Hier braucht es ein doppeltes Signal: Einerseits die Botschaft, dass Bildungsaufstieg möglich ist. Andererseits die Wertschätzung gegenüber der Herkunft und dem Lebensweg der Eltern. Schule kann das leisten, indem sie Identifikationsangebote schafft, Vorbilder sichtbar macht und nicht nur Leistung, sondern auch Anstrengung und Entwicklung wertschätzt.

Redaktion: In einer Empfehlung fordert die SWK, dass Identitätsentwicklung stärker in die Lehrkräfteausbildung integriert wird. Was bedeutet das konkret – auch im Umgang mit Lehrkräftebias, Leistungserwartungen und Stereotypen?

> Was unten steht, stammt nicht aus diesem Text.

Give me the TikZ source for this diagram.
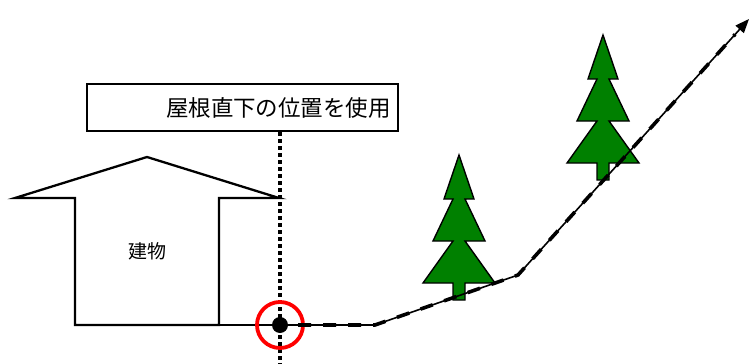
\documentclass[tikz,border=0pt]{standalone}
\usepackage{fontspec}
\newfontfamily\jafont{Noto Sans CJK JP}
\usepackage{tikz}
\usetikzlibrary{arrows.meta,positioning,calc}
\definecolor{firgreen}{RGB}{0,128,0}

\begin{document}
\begin{tikzpicture}[
  x=1pt, y=-1pt,
  outline/.style={draw=black, line width=2.3pt, line join=miter},
  labelbox/.style={draw=black, line width=2.3pt, minimum width=311pt, minimum height=47pt,
    text width=297pt, align=right, inner sep=0pt, font=\jafont\fontsize{22.5}{25}\selectfont},
  plumb/.style={draw=black, line width=3.2pt, dash pattern=on 3.4pt off 3.6pt},
  fir/.style={draw=black, fill=firgreen, line width=1.4pt},
  ground/.style={draw=black, line width=1.6pt},
  slope/.style={draw=black, line width=3.6pt, dash pattern=on 13pt off 12pt},
  ring/.style={circle, draw=red, line width=3.8pt, minimum size=46pt, inner sep=0pt},
  point/.style={circle, fill=black, minimum size=16pt, inner sep=0pt}
]
  \useasboundingbox (0,0) rectangle (753,364);
  % house outline
  \draw[outline] (75,325) -- (75,198) -- (15,198) -- (147,157) -- (279,198) -- (219,198) -- (219,325) -- cycle;
  \node[font=\jafont\fontsize{19}{22}\selectfont] (bldg) at (147,251) {建物};
  % label and plumb line
  \node[labelbox] (lbl) at (242.5,107.5) {屋根直下の位置を使用};
  \coordinate (foot) at (280,364);
  \draw[plumb] (lbl.south -| foot) -- (foot);
  \draw[ground] (219,325) -- (280,325);
  % trees
  \foreach \tx/\ty in {459/155, 603/35} {
    \draw[fir, shift={(\tx,\ty)}] (0,0) -- (15,44) -- (6,44) -- (26,86) -- (6,86) -- (36,128) -- (6,128)
      -- (6,145) -- (-6,145) -- (-6,128) -- (-36,128) -- (-6,86) -- (-26,86) -- (-6,44) -- (-15,44) -- cycle;
  }
  % ground profile
  \node[ring] (mark) at (280,325) {};
  \node[point] (pt) at (280,325) {};
  \coordinate (knee1) at (375,325);
  \coordinate (knee2) at (518,275);
  \coordinate (tip) at (749,19);
  \draw[ground, -{Triangle[length=14pt,width=11pt]}] (pt.center) -- (knee1) -- (knee2) -- (tip);
  \draw[slope] ([xshift=10pt]pt.east) -- (knee1) -- (knee2) -- ($(tip)!0.06!(knee2)$);
\end{tikzpicture}
\end{document}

Diehl: Lehrkräfte müssen wissen, welchen Einfluss sie auf Identitätsbildungsprozesse haben – ob sie es wollen oder nicht. Schon die Art, wie sie Leistung einschätzen, Feedback geben oder Erwartungen formulieren, beeinflusst das Selbstbild ihrer Schüler:innen. 

Es gibt gut belegte Forschung dazu, dass Stereotype – etwa Unterschiede in den Fähigkeitseinschätzungen nach Geschlecht, sozialer Herkunft oder Migrationshintergrund existieren. Diese können auch in Bewertungsprozesse einfließen. Das betrifft nicht alle Lehrkräfte, aber es reicht, wenn es einige tun. Deshalb gehört dieses Wissen in die Ausbildung. 

Wir brauchen Angebote, die Lehramtsstudierende dafür sensibilisieren, wie Erwartungseffekte wirken, wie sie sich selbst hinterfragen können, und wie sie durch gezielte Beziehungsgestaltung das Bildungsklima für alle verbessern können. Das ist kein Zusatzwissen – das ist professionelles Handeln. 

Redaktion: Frau Professorin Diehl, wir danken Ihnen für dieses Gespräch.

Zur Person

Claudia Diehl ist Professorin für Mikrosoziologie an der Universität Konstanz und leitet das Konstanzer Zentrum für Migrationsforschung. Sie forscht zu Bildungsungleichheit, Integration und Zugehörigkeit. Als Mitglied der Ständigen Wissenschaftlichen Kommission der Kultusministerkonferenz (SWK) bringt sie migrationssoziologische Perspektiven in die Bildungsdebatte ein.